Not seeing anything I liked or needed, I moved on to the next shop. Again some of the staff seemed in party mood or at least party dress and only a handful of customers were about the store – more browsing than shopping. It all had a feeling of late January, about a week before pay cheques were due, when people were tired of the self enforced abstinence from shops and spending. It was Hallowe’en, mid-term break from schools and in previous years, time for the early birds to make a start on Christmas shopping.
I did see a lovely lined tailored waistcoat in the third shop and the ticket said £35. There were about eight of them on the rack in various sizes. All but my size had a red square sticker over the top of the hanger announcing a further reduction. Knowing that I would get good mileage with the waistcoat I took it to the pay desk. The girl scanned it for me and true enough it was reduced to just £7, I had checked it well and there were no flaws so I bought it.
In another store there were several women of my vintage looking at overcoats. One lady had a beautiful coat on and she was walking up and down. The assistant was pushing hard to sell it by telling her how much it suited her; I wanted to scream! The coat would have looked well on me ( I had no interest in buying it), I was at least eight inches taller, a slimmer build and thanks to my mother’s bony pointed finger poked in my back on a regular basis to remind me to stand up straight, could carry it off. The little lady now sporting it was a victim of middle age spread, she was not fat but a little plumper in build. The coat fit where it hit! Alas around her waist it sat at the back like a concertina and she was unable to see it. The friend she had with her was not much help either! I hovered for a few minutes and realised that the woman wanted it to fit, indeed she willed it to fit, so I bit my tongue and went on my way. That is why I like to shop for clothes when on my own.
As I walked close by a line of pay desks in another store a young lady ran quickly past me. At this stage it was late afternoon. She had a small package in her hand, but I was more distracted by her outfit. Her dress was Red, the neckline low and the skirt was short indeed very short and I could see the top of her black fishnet stockings. Ah ha! I thought she must be off to a hen party. Then I thought it was a little early in the day for that. She made her purchase and ran from the shop. It was at this stage I realised that all the while I had the camera in my pocket. What a waste of opportunity.

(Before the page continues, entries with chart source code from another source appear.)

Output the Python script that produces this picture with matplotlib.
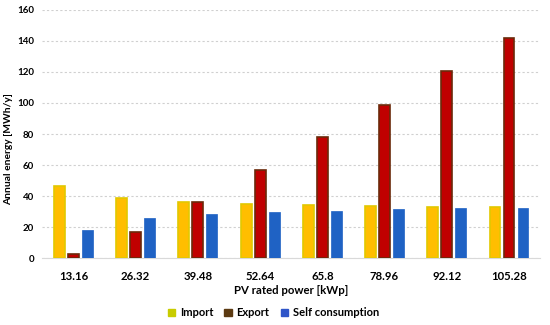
import matplotlib
matplotlib.use("Agg")
import matplotlib.pyplot as plt
import numpy as np
from matplotlib.patches import Patch

categories = ["13.16", "26.32", "39.48", "52.64", "65.8", "78.96", "92.12", "105.28"]
import_vals = [46.8, 39.0, 36.4, 35.1, 34.1, 33.6, 33.2, 32.8]
export_vals = [2.8, 17.0, 36.4, 56.9, 77.8, 98.8, 120.3, 141.7]
self_vals = [18.3, 25.9, 28.7, 30.0, 30.8, 31.5, 32.1, 32.3]

plt.rcParams['font.family'] = ['Lato', 'DejaVu Sans']

fig = plt.figure(figsize=(5.5, 3.25), dpi=100)
ax = fig.add_axes([0.077, 0.205, 0.905, 0.765])

x = np.arange(len(categories))
w = 0.175
off = 0.225
ax.bar(x - off, import_vals, w, color='#FFBE00', edgecolor='#E2C800', linewidth=1.2, zorder=3)
ax.bar(x, export_vals, w, color='#C00000', edgecolor='#6B2A0A', linewidth=1.2, zorder=3)
ax.bar(x + off, self_vals, w, color='#1F62C4', edgecolor='#1F62C4', linewidth=0.5, zorder=3)

ax.set_xlim(-0.5, len(categories) - 0.5)
ax.set_ylim(0, 160)
ax.set_yticks(range(0, 161, 20))
ax.set_xticks(x)
ax.set_xticklabels(categories, fontsize=8.2, fontweight='bold')
for t in ax.get_yticklabels():
    t.set_fontsize(7)
    t.set_fontweight('bold')
ax.tick_params(axis='both', length=0)
ax.tick_params(axis='x', pad=9)
ax.tick_params(axis='y', pad=6)
ax.grid(axis='y', linestyle=(0, (2, 2)), color='#D0D0D0', linewidth=0.8, zorder=0)
for s in ['top', 'right', 'left']:
    ax.spines[s].set_visible(False)
ax.spines['bottom'].set_color('#D9D9D9')

ax.set_ylabel('Annual energy [MWh/y]', fontsize=7.4, fontweight='bold')
ax.yaxis.set_label_coords(-0.059, 0.44)
ax.set_xlabel('PV rated power [kWp]', fontsize=8.2, fontweight='bold', labelpad=2)

handles = [Patch(color='#C8CC00', label='Import'),
           Patch(color='#5C3A12', label='Export'),
           Patch(color='#2F55C8', label='Self consumption')]
fig.legend(handles=handles, loc='center', bbox_to_anchor=(0.497, 0.037), ncol=3, frameon=False,
           prop={'size': 8, 'weight': 'bold'}, handlelength=0.7, handleheight=0.7,
           handletextpad=0.4, columnspacing=1.0)

fig.savefig('out.png', dpi=100)
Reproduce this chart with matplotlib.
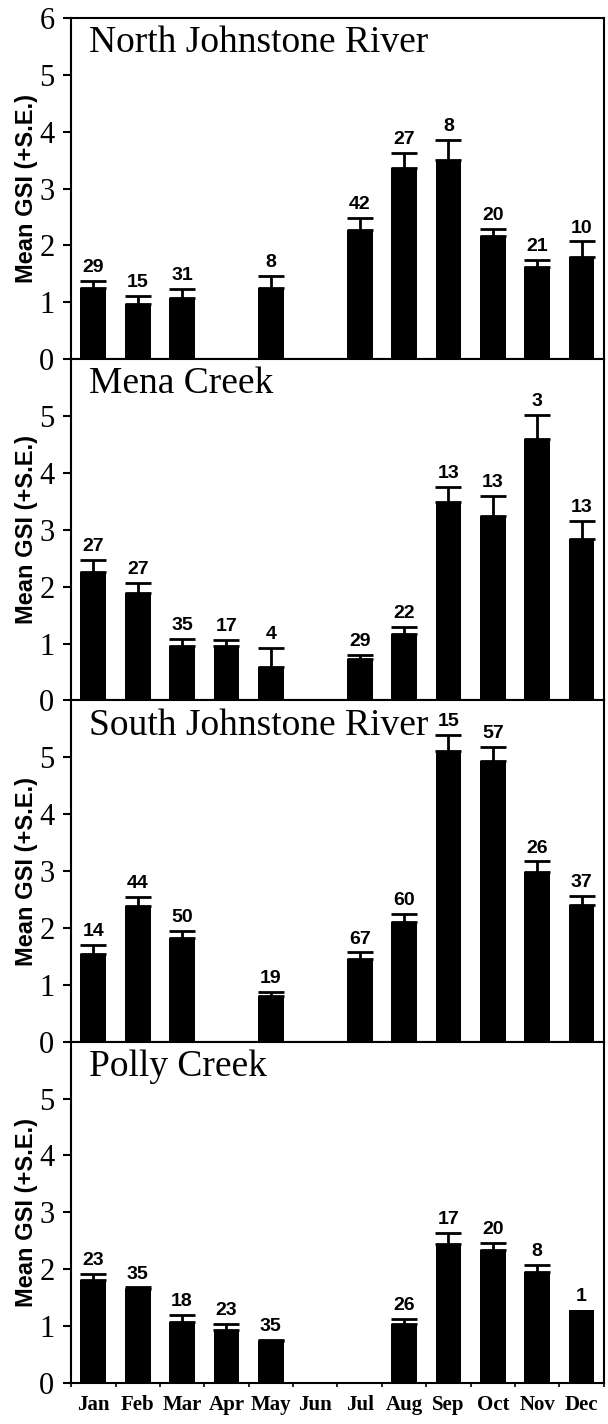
"""Monthly mean gonadosomatic index (GSI) at four rainforest stream sites.

Four stacked bar panels share the month axis; each bar carries an upper
standard-error whisker and the sample size printed above it.
"""

import matplotlib

matplotlib.use("Agg")

import matplotlib.pyplot as plt
import numpy as np

months = ["Jan", "Feb", "Mar", "Apr", "May", "Jun", "Jul", "Aug", "Sep", "Oct", "Nov", "Dec"]

north_mean = [1.26, 0.97, 1.07, None, 1.25, None, 2.28, 3.36, 3.50, 2.16, 1.62, 1.80]
north_se = [0.11, 0.14, 0.17, None, 0.21, None, 0.21, 0.27, 0.35, 0.13, 0.12, 0.27]
north_n = [29, 15, 31, None, 8, None, 42, 27, 8, 20, 21, 10]

mena_mean = [2.26, 1.89, 0.96, 0.95, 0.58, None, 0.73, 1.17, 3.49, 3.25, 4.60, 2.84]
mena_se = [0.21, 0.17, 0.12, 0.11, 0.35, None, 0.07, 0.13, 0.27, 0.34, 0.42, 0.32]
mena_n = [27, 27, 35, 17, 4, None, 29, 22, 13, 13, 3, 13]

south_mean = [1.55, 2.38, 1.82, None, 0.80, None, 1.46, 2.10, 5.11, 4.94, 2.99, 2.40]
south_se = [0.15, 0.16, 0.13, None, 0.07, None, 0.11, 0.14, 0.28, 0.24, 0.18, 0.17]
south_n = [14, 44, 50, None, 19, None, 67, 60, 15, 57, 26, 37]

polly_mean = [1.81, 1.66, 1.08, 0.94, 0.73, None, None, 1.03, 2.45, 2.33, 1.96, 1.29]
polly_se = [0.10, 0.02, 0.11, 0.10, 0.02, None, None, 0.10, 0.19, 0.14, 0.12, None]
polly_n = [23, 35, 18, 23, 35, None, None, 26, 17, 20, 8, 1]

sites = ["North Johnstone River", "Mena Creek", "South Johnstone River", "Polly Creek"]

SERIF = ["Liberation Serif", "DejaVu Serif"]
SANS = ["Liberation Sans", "DejaVu Sans"]


def _draw_panel(ax, title, means, ses, counts, top_panel=False):
    """Bars with upper S.E. whiskers and sample sizes for one site."""
    x = np.arange(len(months))
    keep = [i for i, m in enumerate(means) if m is not None]
    heights = [means[i] for i in keep]
    ax.bar(x[keep], heights, width=0.58, color="black", edgecolor="none", zorder=2)

    for i in keep:
        top = means[i]
        if ses[i] is not None:
            ax.errorbar(x[i], means[i], yerr=[[0], [ses[i]]], fmt="none", ecolor="black",
                        elinewidth=2, capsize=9.5, capthick=2, zorder=3)
            top = means[i] + ses[i]
        if counts[i] is not None:
            ax.annotate(str(counts[i]), (x[i], top), xytext=(0, 3.5), textcoords="offset points",
                        ha="center", va="bottom", fontsize=14, fontweight="bold", family=SANS)

    ax.set_xlim(-0.5, len(months) - 0.5)
    ax.set_ylim(0, 6)
    ax.set_yticks(range(0, 7 if top_panel else 6))
    for label in ax.get_yticklabels():
        label.set_family(SERIF)
        label.set_fontsize(22)
    ax.tick_params(axis="y", direction="out", length=6, width=1.5, pad=6)

    ax.set_xticks(x)
    ax.set_xticks(np.arange(-0.5, len(months)), minor=True)
    ax.tick_params(axis="x", which="major", length=0)
    ax.tick_params(axis="x", which="minor", direction="out", length=3, width=1.2)

    for spine in ax.spines.values():
        spine.set_linewidth(1.5)

    ax.text(0.034, 0.90, title, transform=ax.transAxes, ha="left", va="baseline",
            fontsize=27, family=SERIF)
    ax.text(-0.083, 0.5, "Mean GSI (+S.E.)", transform=ax.transAxes, rotation=90,
            ha="center", va="center", fontsize=17, fontweight="bold", family=SANS)


def main():
    fig = plt.figure(figsize=(6.08, 14.24), dpi=100)
    grid = fig.add_gridspec(4, 1, left=0.117, right=0.993, top=0.9874, bottom=0.0288, hspace=0)
    panels = [
        (north_mean, north_se, north_n),
        (mena_mean, mena_se, mena_n),
        (south_mean, south_se, south_n),
        (polly_mean, polly_se, polly_n),
    ]
    axes = []
    for row, (title, (means, ses, counts)) in enumerate(zip(sites, panels)):
        ax = fig.add_subplot(grid[row, 0])
        _draw_panel(ax, title, means, ses, counts, top_panel=(row == 0))
        axes.append(ax)

    for ax in axes[:-1]:
        ax.set_xticklabels([])
    axes[-1].set_xticklabels(months, family=SERIF, fontsize=15, fontweight="bold")
    axes[-1].tick_params(axis="x", which="major", pad=9)

    fig.savefig("out.png", dpi=100)
    plt.close(fig)


if __name__ == "__main__":
    main()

Working my way back to the car park I made one more stop, I could do with some new slippers. Working my way through the isles in the foot-ware store to where I would find my shoe size, who should greet me and ask if I needed help but the ‘Lady in Red’. This time the fishnets were replaced with plain black tights. I discovered the young lady was called Cora and she was also part of the Fancy dress brigade. The whole centre was involved in a week long party with staff encouraged to wear fancy dress. Not everyone went along with the idea but those that did seemed to enjoy the event. Cora said that her outfit seemed fine at home but wearing hold-up stockings when you are not used to them was not a good idea for work. She agreed to having her photo taken and here she is:
Thank you Cora, you brightened my day!